What the exercise asks>
Check each line of the listing, and copy it if it contains the word "with".

● ● ●

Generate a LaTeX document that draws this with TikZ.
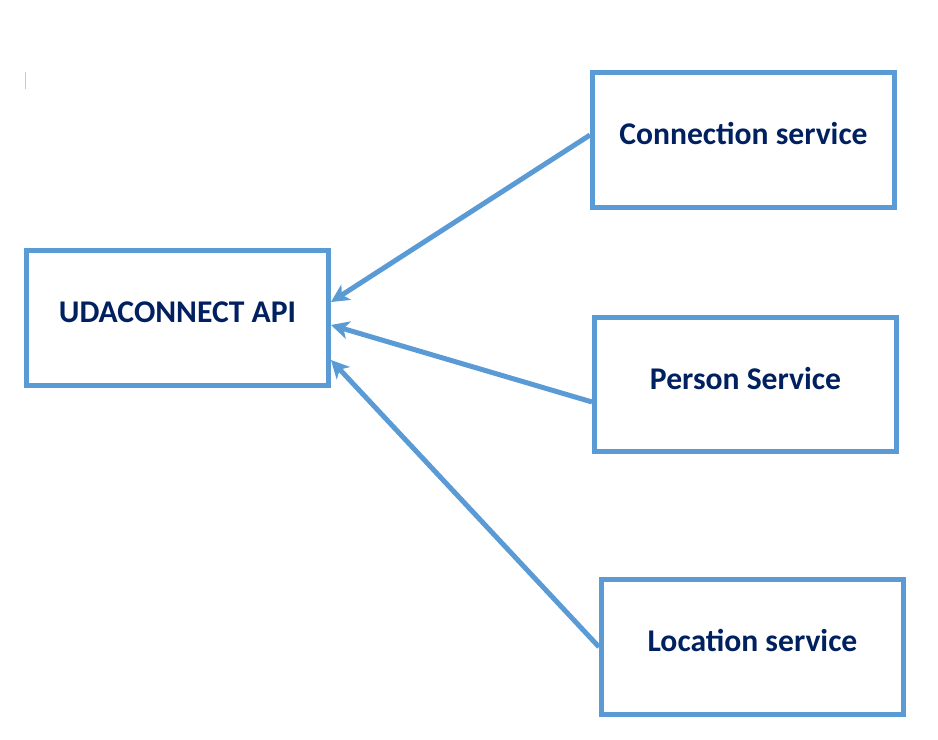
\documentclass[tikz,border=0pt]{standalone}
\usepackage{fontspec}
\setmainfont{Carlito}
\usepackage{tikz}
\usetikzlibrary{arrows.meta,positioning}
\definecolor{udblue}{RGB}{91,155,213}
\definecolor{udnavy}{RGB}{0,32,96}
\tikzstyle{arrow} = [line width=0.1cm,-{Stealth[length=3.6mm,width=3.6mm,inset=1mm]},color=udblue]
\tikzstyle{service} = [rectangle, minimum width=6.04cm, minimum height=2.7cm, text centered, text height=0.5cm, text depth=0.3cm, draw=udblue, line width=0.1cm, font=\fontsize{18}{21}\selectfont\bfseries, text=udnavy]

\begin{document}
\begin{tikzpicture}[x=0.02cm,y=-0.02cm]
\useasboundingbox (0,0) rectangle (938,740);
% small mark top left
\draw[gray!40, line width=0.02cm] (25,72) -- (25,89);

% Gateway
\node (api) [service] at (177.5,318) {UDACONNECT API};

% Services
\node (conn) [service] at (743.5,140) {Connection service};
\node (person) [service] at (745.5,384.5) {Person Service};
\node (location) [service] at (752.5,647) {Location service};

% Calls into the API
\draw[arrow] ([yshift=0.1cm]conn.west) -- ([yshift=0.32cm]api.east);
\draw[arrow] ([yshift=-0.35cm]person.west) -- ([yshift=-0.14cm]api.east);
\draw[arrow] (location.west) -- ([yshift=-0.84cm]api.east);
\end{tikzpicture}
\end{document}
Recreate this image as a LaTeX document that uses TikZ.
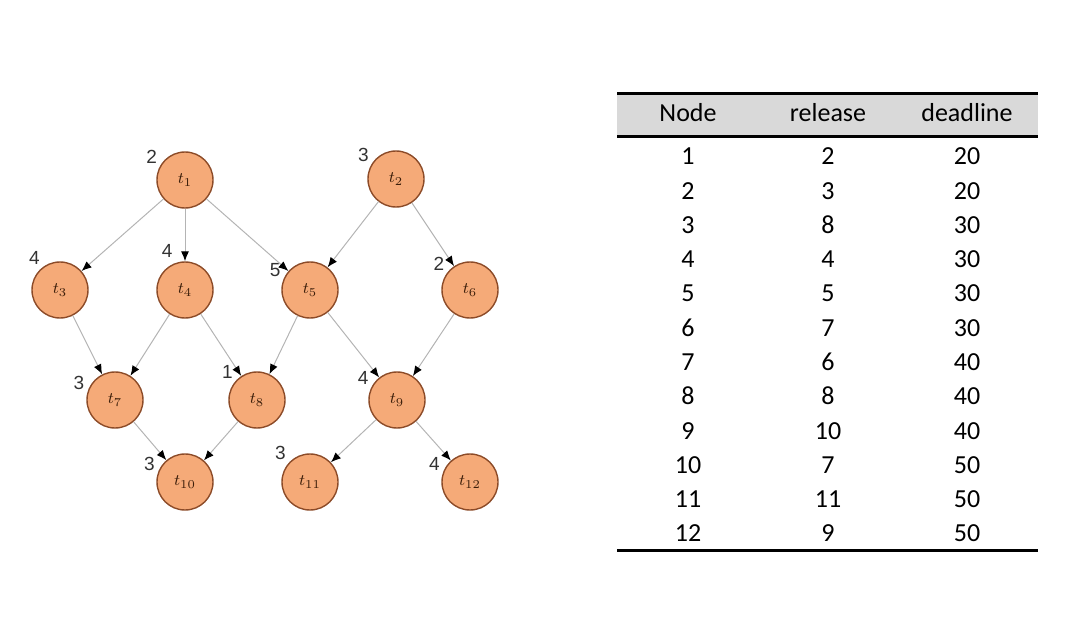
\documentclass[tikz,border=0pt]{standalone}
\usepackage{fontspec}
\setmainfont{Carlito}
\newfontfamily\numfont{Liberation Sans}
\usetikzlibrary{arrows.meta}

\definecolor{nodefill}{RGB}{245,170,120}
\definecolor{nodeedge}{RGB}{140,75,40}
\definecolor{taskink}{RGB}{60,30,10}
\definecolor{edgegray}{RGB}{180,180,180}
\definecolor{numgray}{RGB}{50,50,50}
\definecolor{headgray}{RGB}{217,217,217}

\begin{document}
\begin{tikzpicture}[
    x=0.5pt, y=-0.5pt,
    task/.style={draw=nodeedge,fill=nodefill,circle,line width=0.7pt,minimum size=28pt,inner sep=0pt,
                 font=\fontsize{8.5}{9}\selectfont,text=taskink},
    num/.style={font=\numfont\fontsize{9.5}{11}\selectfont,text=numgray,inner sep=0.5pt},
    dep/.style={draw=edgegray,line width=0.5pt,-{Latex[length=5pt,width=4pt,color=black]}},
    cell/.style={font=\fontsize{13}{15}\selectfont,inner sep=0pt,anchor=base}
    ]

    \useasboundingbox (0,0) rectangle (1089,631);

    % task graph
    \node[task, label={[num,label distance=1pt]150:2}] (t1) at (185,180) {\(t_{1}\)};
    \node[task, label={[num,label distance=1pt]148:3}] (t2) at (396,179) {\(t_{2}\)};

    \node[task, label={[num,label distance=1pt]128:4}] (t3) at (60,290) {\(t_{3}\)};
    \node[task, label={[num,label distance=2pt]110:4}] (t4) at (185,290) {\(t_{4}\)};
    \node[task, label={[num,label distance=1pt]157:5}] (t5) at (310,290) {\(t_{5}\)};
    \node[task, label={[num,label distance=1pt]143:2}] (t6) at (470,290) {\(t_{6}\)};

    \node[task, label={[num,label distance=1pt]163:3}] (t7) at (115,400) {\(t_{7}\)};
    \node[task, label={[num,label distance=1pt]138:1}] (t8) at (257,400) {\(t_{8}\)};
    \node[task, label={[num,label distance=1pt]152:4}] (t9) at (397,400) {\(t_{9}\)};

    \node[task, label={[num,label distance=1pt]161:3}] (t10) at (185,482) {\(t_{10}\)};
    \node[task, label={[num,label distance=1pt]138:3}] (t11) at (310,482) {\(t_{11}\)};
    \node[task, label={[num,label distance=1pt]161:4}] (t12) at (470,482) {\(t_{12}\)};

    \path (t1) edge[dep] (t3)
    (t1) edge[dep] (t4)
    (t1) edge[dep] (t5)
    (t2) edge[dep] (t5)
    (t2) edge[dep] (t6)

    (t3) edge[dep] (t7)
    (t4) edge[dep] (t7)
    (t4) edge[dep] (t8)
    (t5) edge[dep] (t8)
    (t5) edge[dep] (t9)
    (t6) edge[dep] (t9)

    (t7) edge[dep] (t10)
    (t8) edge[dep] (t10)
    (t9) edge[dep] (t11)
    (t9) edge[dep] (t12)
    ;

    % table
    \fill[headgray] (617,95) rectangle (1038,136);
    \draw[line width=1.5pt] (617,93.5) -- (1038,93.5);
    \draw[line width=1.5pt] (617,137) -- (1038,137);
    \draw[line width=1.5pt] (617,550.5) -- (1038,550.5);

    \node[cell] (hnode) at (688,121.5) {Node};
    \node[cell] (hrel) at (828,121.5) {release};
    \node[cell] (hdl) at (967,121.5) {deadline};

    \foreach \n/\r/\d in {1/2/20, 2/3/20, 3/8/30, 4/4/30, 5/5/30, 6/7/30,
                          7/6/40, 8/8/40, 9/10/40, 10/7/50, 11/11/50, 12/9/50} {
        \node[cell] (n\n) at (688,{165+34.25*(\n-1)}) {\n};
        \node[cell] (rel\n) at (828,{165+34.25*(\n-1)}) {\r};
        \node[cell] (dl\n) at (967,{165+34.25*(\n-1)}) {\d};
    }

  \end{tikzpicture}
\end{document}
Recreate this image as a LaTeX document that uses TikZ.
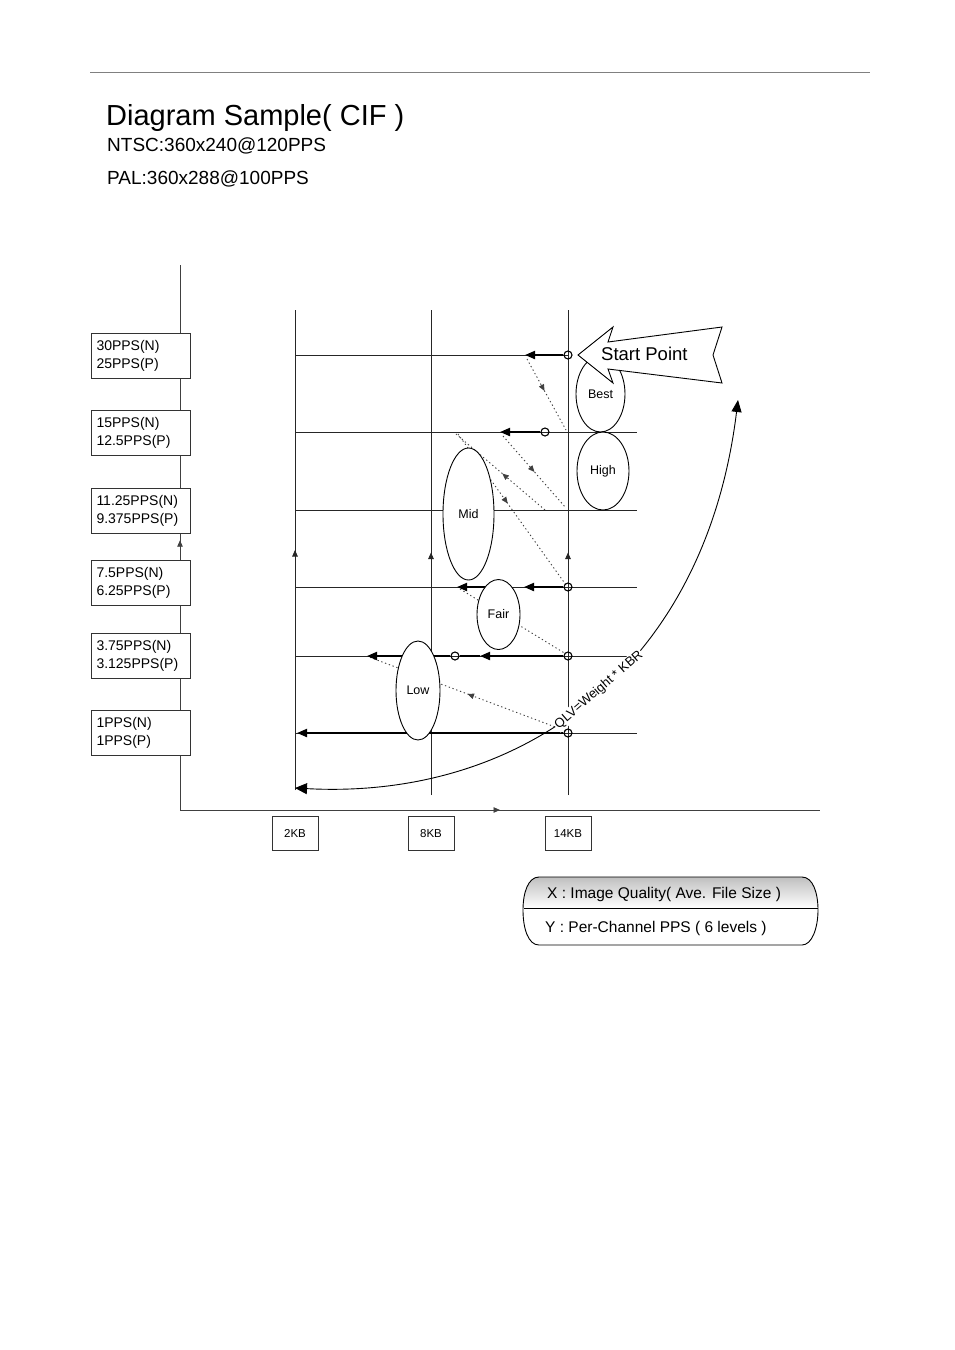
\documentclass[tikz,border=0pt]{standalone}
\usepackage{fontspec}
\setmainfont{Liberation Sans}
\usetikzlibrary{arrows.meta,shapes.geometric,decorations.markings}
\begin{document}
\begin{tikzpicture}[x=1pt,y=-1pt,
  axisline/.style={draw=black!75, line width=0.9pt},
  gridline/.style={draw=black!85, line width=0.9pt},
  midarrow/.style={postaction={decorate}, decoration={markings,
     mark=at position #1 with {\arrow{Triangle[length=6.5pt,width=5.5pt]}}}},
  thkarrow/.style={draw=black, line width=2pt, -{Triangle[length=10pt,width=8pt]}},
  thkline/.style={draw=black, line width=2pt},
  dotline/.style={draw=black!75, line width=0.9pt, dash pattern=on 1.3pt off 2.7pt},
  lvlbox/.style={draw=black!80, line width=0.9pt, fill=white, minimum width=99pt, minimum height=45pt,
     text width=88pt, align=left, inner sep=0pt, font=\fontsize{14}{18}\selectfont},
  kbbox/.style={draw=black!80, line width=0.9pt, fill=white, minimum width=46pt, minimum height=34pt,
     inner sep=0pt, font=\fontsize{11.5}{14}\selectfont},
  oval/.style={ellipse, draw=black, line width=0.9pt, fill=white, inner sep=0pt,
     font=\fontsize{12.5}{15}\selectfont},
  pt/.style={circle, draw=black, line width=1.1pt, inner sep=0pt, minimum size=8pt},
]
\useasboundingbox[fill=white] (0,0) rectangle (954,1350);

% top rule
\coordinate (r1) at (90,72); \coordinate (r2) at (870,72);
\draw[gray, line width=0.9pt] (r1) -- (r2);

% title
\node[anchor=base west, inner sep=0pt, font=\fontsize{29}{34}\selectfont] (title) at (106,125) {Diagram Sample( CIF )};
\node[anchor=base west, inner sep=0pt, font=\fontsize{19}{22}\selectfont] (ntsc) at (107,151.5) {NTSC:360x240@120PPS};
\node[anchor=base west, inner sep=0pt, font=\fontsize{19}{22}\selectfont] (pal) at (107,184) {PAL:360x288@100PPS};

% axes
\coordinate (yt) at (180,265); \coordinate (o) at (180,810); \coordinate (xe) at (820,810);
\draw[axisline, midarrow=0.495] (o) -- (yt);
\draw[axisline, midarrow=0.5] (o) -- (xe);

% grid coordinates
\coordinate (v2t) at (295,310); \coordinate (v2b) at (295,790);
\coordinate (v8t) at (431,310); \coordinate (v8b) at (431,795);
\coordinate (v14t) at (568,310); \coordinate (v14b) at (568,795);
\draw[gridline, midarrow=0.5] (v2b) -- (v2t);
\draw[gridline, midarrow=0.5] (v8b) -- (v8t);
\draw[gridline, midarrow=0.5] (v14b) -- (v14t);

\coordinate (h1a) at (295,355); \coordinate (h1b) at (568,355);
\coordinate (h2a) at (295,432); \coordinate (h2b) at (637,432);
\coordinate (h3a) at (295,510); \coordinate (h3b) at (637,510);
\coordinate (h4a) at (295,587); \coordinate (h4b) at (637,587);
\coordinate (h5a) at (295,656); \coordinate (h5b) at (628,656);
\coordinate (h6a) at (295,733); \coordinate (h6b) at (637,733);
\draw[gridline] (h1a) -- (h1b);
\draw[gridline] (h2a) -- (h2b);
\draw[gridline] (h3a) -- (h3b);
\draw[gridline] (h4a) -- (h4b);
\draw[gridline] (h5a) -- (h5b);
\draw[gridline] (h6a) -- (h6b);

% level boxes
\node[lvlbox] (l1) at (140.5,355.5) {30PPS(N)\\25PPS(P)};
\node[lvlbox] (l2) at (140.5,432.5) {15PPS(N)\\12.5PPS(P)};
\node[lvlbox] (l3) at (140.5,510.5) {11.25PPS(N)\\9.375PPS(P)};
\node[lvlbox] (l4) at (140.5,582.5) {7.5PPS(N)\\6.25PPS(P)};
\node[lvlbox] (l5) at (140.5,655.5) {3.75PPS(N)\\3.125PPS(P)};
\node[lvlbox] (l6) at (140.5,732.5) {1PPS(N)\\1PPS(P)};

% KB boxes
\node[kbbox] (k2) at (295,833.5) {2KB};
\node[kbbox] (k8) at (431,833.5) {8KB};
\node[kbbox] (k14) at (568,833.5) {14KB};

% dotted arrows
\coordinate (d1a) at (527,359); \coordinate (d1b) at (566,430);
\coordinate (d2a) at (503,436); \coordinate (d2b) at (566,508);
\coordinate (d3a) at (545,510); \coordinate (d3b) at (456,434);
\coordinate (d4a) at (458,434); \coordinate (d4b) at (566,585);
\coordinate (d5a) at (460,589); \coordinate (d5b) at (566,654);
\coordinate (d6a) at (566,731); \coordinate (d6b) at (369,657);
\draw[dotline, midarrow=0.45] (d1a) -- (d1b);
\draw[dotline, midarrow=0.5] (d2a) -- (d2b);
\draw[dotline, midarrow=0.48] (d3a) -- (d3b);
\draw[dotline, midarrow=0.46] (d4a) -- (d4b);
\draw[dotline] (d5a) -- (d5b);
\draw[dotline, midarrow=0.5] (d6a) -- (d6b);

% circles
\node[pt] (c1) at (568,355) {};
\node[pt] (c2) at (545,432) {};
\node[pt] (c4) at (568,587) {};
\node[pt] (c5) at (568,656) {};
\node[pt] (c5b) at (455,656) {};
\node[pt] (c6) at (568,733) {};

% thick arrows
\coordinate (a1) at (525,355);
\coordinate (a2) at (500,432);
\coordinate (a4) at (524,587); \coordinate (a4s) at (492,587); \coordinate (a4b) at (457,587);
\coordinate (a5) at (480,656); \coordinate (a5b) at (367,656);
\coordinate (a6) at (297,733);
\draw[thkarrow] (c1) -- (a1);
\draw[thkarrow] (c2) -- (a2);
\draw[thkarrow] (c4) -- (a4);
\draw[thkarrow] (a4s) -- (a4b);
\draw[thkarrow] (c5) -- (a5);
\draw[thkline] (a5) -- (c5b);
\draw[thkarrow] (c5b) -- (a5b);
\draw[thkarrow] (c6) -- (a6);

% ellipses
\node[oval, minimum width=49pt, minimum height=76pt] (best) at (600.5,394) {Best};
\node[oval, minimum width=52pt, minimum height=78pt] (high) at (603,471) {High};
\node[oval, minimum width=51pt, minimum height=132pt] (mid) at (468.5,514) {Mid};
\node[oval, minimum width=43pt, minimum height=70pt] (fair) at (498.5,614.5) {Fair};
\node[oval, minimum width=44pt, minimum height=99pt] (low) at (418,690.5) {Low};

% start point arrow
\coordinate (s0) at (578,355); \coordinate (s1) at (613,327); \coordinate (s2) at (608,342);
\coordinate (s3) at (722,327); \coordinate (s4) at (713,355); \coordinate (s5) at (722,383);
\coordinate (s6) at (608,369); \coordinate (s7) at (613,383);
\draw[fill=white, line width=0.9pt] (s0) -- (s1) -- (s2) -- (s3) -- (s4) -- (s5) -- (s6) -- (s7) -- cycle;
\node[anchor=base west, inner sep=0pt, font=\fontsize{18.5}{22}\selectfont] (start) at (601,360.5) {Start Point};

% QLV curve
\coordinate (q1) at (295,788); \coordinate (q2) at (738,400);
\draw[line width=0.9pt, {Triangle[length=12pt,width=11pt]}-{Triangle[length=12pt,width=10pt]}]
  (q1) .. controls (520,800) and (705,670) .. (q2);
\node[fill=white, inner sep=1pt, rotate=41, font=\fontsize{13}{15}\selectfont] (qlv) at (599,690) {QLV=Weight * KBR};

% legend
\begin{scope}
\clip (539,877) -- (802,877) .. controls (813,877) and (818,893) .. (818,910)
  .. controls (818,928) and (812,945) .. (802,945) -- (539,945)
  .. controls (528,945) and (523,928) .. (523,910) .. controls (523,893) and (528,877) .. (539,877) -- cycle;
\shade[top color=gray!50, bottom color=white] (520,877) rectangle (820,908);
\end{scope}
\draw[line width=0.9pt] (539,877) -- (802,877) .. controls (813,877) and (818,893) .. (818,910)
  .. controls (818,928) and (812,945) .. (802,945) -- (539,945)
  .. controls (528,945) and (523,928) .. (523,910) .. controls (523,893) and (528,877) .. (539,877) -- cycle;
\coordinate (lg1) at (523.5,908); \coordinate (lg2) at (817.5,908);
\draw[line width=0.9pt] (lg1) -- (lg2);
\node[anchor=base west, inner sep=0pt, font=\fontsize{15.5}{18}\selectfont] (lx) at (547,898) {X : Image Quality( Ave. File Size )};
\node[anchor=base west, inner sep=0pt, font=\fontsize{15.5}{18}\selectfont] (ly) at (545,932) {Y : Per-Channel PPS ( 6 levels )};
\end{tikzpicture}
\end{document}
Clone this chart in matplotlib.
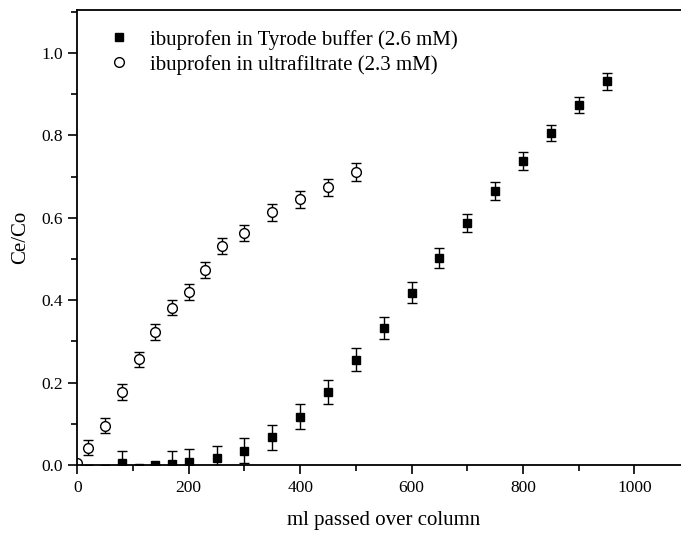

● ● ●

Solution>
Generate a LaTeX document that draws this with TikZ.
     mark=at position #1 with {\arrow{Triangle[length=6.5pt,width=5.5pt]}}}},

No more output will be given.